Limiting letter jackets to exclude nonscholastic sports, unfair

At the beginning of freshman year, there’s a host of experiences and traditions incoming students look forward to like homecoming mums, spirit days, prom and letterman jackets.

While most athletes, musicians and club members are almost guaranteed jackets and patches as a reward for their hard work in their sport or hobby, other students are left with nothing to show for their accomplishments. For me, being a figure skater, it’s frustrating that I can’t letter just because skating isn’t recognized as a UIL sport.

In states such as California, students who surf are recognized by their school and while that is very much a region-specific sport, I think students who are involved in outside sports should at least be considered for recognition by schools. Other schools in northern states like New Jersey and Michigan have competitive figure skating teams and can earn the requisites for a letterman. It almost seems like students who choose to compete in sports outside the norm are penalized for their interests and and passions.
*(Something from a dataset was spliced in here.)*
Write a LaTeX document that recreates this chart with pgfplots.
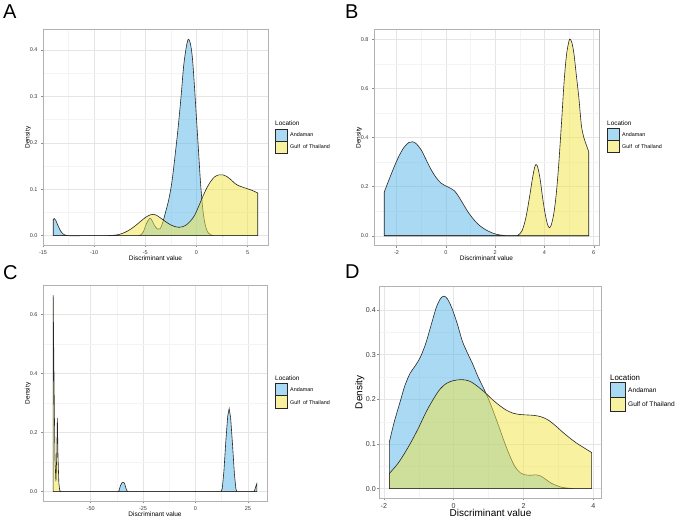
\documentclass[border=0pt]{standalone}
\usepackage{pgfplots}
\pgfplotsset{compat=1.18}
\usepackage{fontspec}
\setmainfont{Liberation Sans}

\definecolor{andaman}{HTML}{56B4E9}
\definecolor{gulf}{HTML}{F0E442}
\definecolor{gridmaj}{HTML}{E5E5E5}
\definecolor{gridmin}{HTML}{F4F4F4}
\definecolor{tickc}{HTML}{3A3A3A}

\pgfplotsset{
  dens/.style={
    scale only axis, anchor=south west,
    axis line style={draw=black!30, line width=0.7pt},
    grid=both,
    major grid style={draw=gridmaj, line width=0.5pt},
    minor grid style={draw=gridmin, line width=0.3pt},
    minor x tick num=1, minor y tick num=1,
    tick align=outside, tick pos=left,
    major tick length=2pt, minor tick length=0pt,
    tick style={draw=black!45, line width=0.4pt},
    ticklabel style={text=tickc},
    /pgf/number format/assume math mode=true,
    yticklabel style={/pgf/number format/fixed, /pgf/number format/fixed zerofill, /pgf/number format/precision=1},
    every axis x label/.style={at={(axis description cs:0.5,0)}, yshift=-12.5pt, anchor=center},
    every axis y label/.style={at={(axis description cs:0,0.5)}, xshift=-15pt, rotate=90, anchor=center},
    xlabel={Discriminant value}, ylabel={Density},
  },
  small/.style={
    tick label style={font=\fontsize{5.5}{6.5}\selectfont},
    label style={font=\fontsize{6.5}{7.5}\selectfont},
  },
  big/.style={
    tick label style={font=\fontsize{7.1}{8}\selectfont},
    yticklabel style={/tikz/xshift=2pt},
    label style={font=\fontsize{8.6}{10}\selectfont},
    every axis x label/.style={at={(axis description cs:0.5,0)}, yshift=-15pt, anchor=center},
    every axis y label/.style={at={(axis description cs:0,0.5)}, xshift=-19.5pt, rotate=90, anchor=center},
  },
  fa/.style={draw=black!85, line width=0.6pt, fill=andaman, fill opacity=0.5, draw opacity=1},
  fg/.style={draw=black!85, line width=0.6pt, fill=gulf, fill opacity=0.5, draw opacity=1},
}

\newcommand{\lockey}[5]{% x, ytop, w, h, fontsize
  \node[anchor=west, inner sep=0pt, font=\fontsize{#5}{#5}\selectfont] at (#1pt,{#2pt+5.5pt}) {Location};
  \draw[black!85, line width=0.6pt, fill=andaman, fill opacity=0.5, draw opacity=1] (#1pt,#2pt) rectangle ({#1pt+#3pt},{#2pt-#4pt});
  \draw[black!85, line width=0.6pt, fill=gulf, fill opacity=0.5, draw opacity=1] (#1pt,{#2pt-#4pt}) rectangle ({#1pt+#3pt},{#2pt-2*#4pt});
}

\begin{document}
\begin{tikzpicture}
\useasboundingbox (0,0) rectangle (675pt,518pt);

% ---------- A ----------
\begin{axis}[dens, small, at={(43pt,272.5pt)}, width=225pt, height=216pt,
  xmin=-15, xmax=7, ymin=-0.02115, ymax=0.44415,
  xtick={-15,-10,-5,0,5}, ytick={0,0.1,0.2,0.3,0.4}]
\addplot[fa, smooth, tension=0.5] coordinates {
(-14,0.035) (-13.9,0.037) (-13.75,0.033) (-13.5,0.02) (-13.25,0.009) (-13,0.003)
(-12.5,0) (-11,0) (-9,0) (-7,0) (-6,0) (-5.5,0.001) (-5.2,0.008) (-4.9,0.025)
(-4.6,0.037) (-4.4,0.035) (-4.1,0.022) (-3.8,0.014) (-3.55,0.015) (-3.3,0.028)
(-3.0,0.052) (-2.7,0.078) (-2.4,0.115) (-2.1,0.17) (-1.8,0.23) (-1.5,0.3)
(-1.25,0.365) (-1.0,0.405) (-0.8,0.423) (-0.6,0.415) (-0.4,0.385) (-0.2,0.325)
(0,0.255) (0.2,0.185) (0.4,0.115) (0.6,0.062) (0.8,0.03) (1.0,0.013) (1.2,0.005)
(1.5,0.001) (2,0) (4,0) (6,0)} \closedcycle;
\addplot[fg, smooth, tension=0.5] coordinates {
(-14,0) (-12,0) (-10,0) (-9,0) (-8,0.001) (-7.5,0.003) (-7,0.007) (-6.5,0.013)
(-6,0.021) (-5.5,0.03) (-5,0.039) (-4.5,0.045) (-4.2,0.046) (-3.9,0.044)
(-3.5,0.038) (-3,0.03) (-2.5,0.023) (-2,0.019) (-1.7,0.018) (-1.4,0.019)
(-1,0.023) (-0.6,0.031) (-0.2,0.043) (0.2,0.062) (0.6,0.083) (1.0,0.102)
(1.4,0.117) (1.8,0.127) (2.2,0.131) (2.6,0.131) (3.0,0.127) (3.4,0.12)
(3.8,0.112) (4.2,0.107) (4.6,0.104) (5.0,0.101) (5.4,0.098) (5.8,0.094) (6,0.092)} \closedcycle;
\end{axis}

% ---------- B ----------
\begin{axis}[dens, small, at={(374pt,272.4pt)}, width=225pt, height=216pt,
  xmin=-2.915, xmax=6.215, ymin=-0.04, ymax=0.84,
  xtick={-2,0,2,4,6}, ytick={0,0.2,0.4,0.6,0.8}]
\addplot[fa, smooth, tension=0.5] coordinates {
(-2.5,0.178) (-2.3,0.23) (-2.1,0.28) (-1.9,0.325) (-1.7,0.36) (-1.5,0.38)
(-1.35,0.383) (-1.2,0.375) (-1.0,0.35) (-0.8,0.31) (-0.6,0.27) (-0.4,0.238)
(-0.2,0.215) (0,0.203) (0.2,0.193) (0.35,0.183) (0.5,0.163) (0.7,0.13)
(0.9,0.097) (1.1,0.07) (1.3,0.048) (1.5,0.032) (1.7,0.02) (1.9,0.011)
(2.1,0.005) (2.3,0.002) (2.6,0) (3.5,0) (4.5,0) (5.8,0)} \closedcycle;
\addplot[fg, smooth, tension=0.5] coordinates {
(-2.5,0) (-1,0) (0.5,0) (2,0) (2.8,0) (2.95,0.004) (3.1,0.022) (3.25,0.075)
(3.4,0.16) (3.5,0.225) (3.6,0.278) (3.66,0.29) (3.72,0.282) (3.82,0.235)
(3.92,0.16) (4.02,0.095) (4.12,0.048) (4.2,0.033) (4.28,0.045) (4.38,0.09)
(4.48,0.17) (4.58,0.29) (4.7,0.47) (4.8,0.63) (4.9,0.74) (5.0,0.795) (5.05,0.8)
(5.12,0.785) (5.2,0.74) (5.3,0.65) (5.4,0.56) (5.5,0.45) (5.6,0.4) (5.7,0.37)
(5.8,0.342)} \closedcycle;
\end{axis}

% ---------- C ----------
\begin{axis}[dens, small, at={(43pt,16.5pt)}, width=224pt, height=216.3pt,
  xmin=-72.76, xmax=34.16, ymin=-0.03325, ymax=0.69825,
  xtick={-50,-25,0,25}, ytick={0,0.2,0.4,0.6}]
\addplot[fa] coordinates {
(-67.9,0) (-37,0) (-36.5,0.003) (-35.8,0.02) (-35,0.031) (-34.5,0.032)
(-33.8,0.028) (-33.2,0.012) (-32.5,0.001) (-32,0) (12.2,0) (12.8,0.01)
(13.6,0.07) (14.5,0.17) (15.4,0.255) (16.1,0.281) (16.8,0.25) (17.7,0.16)
(18.6,0.06) (19.3,0.01) (19.8,0) (27.9,0) (28.4,0.008) (28.9,0.02) (29.3,0.027)} \closedcycle;
\addplot[fg] coordinates {
(-67.9,0.665) (-67.6,0.45) (-67.3,0.25) (-67.0,0.1) (-66.6,0.035) (-66.2,0.12)
(-65.9,0.249) (-65.6,0.12) (-65.2,0.03) (-64.8,0.005) (-64.3,0) (0,0) (29.3,0)} \closedcycle;
\end{axis}

% ---------- D ----------
\begin{axis}[dens, big, at={(379.3pt,19.7pt)}, width=222.4pt, height=211.8pt,
  xmin=-2.1295, xmax=4.2395, ymin=-0.02155, ymax=0.45255,
  xtick={-2,0,2,4}, ytick={0,0.1,0.2,0.3,0.4}]
\addplot[fa, smooth, tension=0.5] coordinates {
(-1.84,0.105) (-1.7,0.15) (-1.55,0.19) (-1.4,0.23) (-1.25,0.258) (-1.1,0.275)
(-0.95,0.295) (-0.8,0.325) (-0.65,0.365) (-0.5,0.405) (-0.38,0.425) (-0.28,0.431)
(-0.18,0.425) (-0.05,0.404) (0.1,0.37) (0.25,0.33) (0.4,0.303) (0.55,0.278)
(0.7,0.25) (0.85,0.226) (1.0,0.2) (1.15,0.17) (1.3,0.138) (1.45,0.105) (1.6,0.075)
(1.75,0.05) (1.9,0.036) (2.05,0.031) (2.2,0.03) (2.35,0.031) (2.5,0.028)
(2.65,0.02) (2.8,0.012) (2.95,0.007) (3.1,0.003) (3.3,0.001) (3.5,0) (3.95,0)} \closedcycle;
\addplot[fg, smooth, tension=0.5] coordinates {
(-1.84,0.034) (-1.6,0.056) (-1.4,0.08) (-1.2,0.107) (-1.0,0.137) (-0.8,0.17)
(-0.6,0.198) (-0.4,0.222) (-0.2,0.236) (0,0.242) (0.2,0.244) (0.35,0.243)
(0.5,0.239) (0.7,0.228) (0.9,0.215) (1.1,0.2) (1.3,0.187) (1.5,0.176) (1.7,0.169)
(1.9,0.166) (2.1,0.165) (2.3,0.164) (2.5,0.161) (2.7,0.154) (2.9,0.142)
(3.1,0.128) (3.3,0.115) (3.5,0.103) (3.7,0.093) (3.95,0.081)} \closedcycle;
\end{axis}

% ---------- legends ----------
\lockey{275}{389}{12.3}{12}{6.4}
\node[anchor=west, inner sep=0pt, font=\fontsize{5.4}{6}\selectfont] at (290pt,383pt) {Andaman};
\node[anchor=west, inner sep=0pt, font=\fontsize{5.4}{6}\selectfont] at (290pt,371pt) {Gulf\ \ of Thailand};

\lockey{607}{389.7}{12}{12}{6.4}
\node[anchor=west, inner sep=0pt, font=\fontsize{5.4}{6}\selectfont] at (622pt,383.7pt) {Andaman};
\node[anchor=west, inner sep=0pt, font=\fontsize{5.4}{6}\selectfont] at (622pt,371.7pt) {Gulf\ \ of Thailand};

\lockey{275}{134.7}{12.3}{12.5}{6.4}
\node[anchor=west, inner sep=0pt, font=\fontsize{5.4}{6}\selectfont] at (290pt,128.4pt) {Andaman};
\node[anchor=west, inner sep=0pt, font=\fontsize{5.4}{6}\selectfont] at (290pt,115.9pt) {Gulf\ \ of Thailand};

\lockey{610}{135.3}{15}{14.5}{7.9}
\node[anchor=west, inner sep=0pt, font=\fontsize{6.6}{7}\selectfont] at (628pt,128pt) {Andaman};
\node[anchor=west, inner sep=0pt, font=\fontsize{6.6}{7}\selectfont] at (628pt,113.5pt) {Gulf of Thailand};

% ---------- panel letters ----------
\node[anchor=base west, inner sep=0pt, font=\fontsize{20}{22}\selectfont] at (3pt,499.7pt) {A};
\node[anchor=base west, inner sep=0pt, font=\fontsize{20}{22}\selectfont] at (345pt,499.7pt) {B};
\node[anchor=base west, inner sep=0pt, font=\fontsize{20}{22}\selectfont] at (3pt,238pt) {C};
\node[anchor=base west, inner sep=0pt, font=\fontsize{20}{22}\selectfont] at (345pt,239.7pt) {D};
\end{tikzpicture}
\end{document}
Another issue I have with not lettering is the fact that I receive school credit for skating. Instead of taking a P.E. class, I decided to utilize the time I spent skating and count my practice for off-campus P.E. Spending hours on the ice was never an issue for me, but when I had to commit to skating and skating-related workouts for fifteen hours every week, I knew I was doing as much, if not more practice than our football team. At the end of the year, I received a credit for skating, and if I did it for school, why shouldn’t I be able to letter?

If someone makes a varsity team for soccer, football, baseball or even choir, they automatically are qualified for a patch. There’s not even a patch available for my sport, and if I were to have a special one made, I wouldn’t have earned it. Buying a letter jacket doesn’t have the same impact as earning one. Even as I’m involved in school-sponsored clubs and organizations, the amount of points that are required to get a patch don’t fit into my busy schedule, which usually involves countless hours at the skating rink.
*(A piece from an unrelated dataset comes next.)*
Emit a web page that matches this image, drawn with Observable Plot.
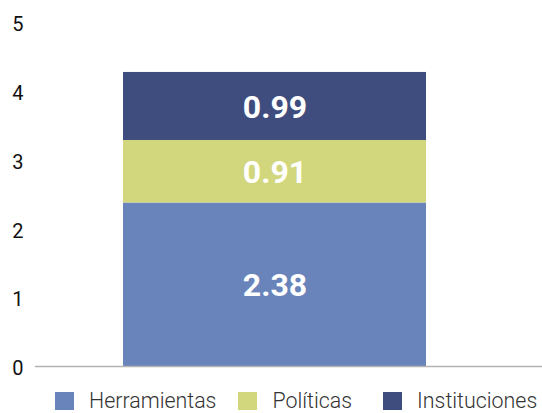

Lastly, the worst part about not being able to letter is the fact of how much I’ve done. I have qualified for two national competitions, have attended one, and plan to compete at another this year. Knowing that I can make a certain team, or get a certain score to letter while I work hard to just be able to compete at a national event, is almost infuriating.

Getting a letterman jacket is one of the things that high school athletes anticipate for years. It’s almost like a right of passage for them, and denying athletes that, even if it’s not school-sponsored, is wrong.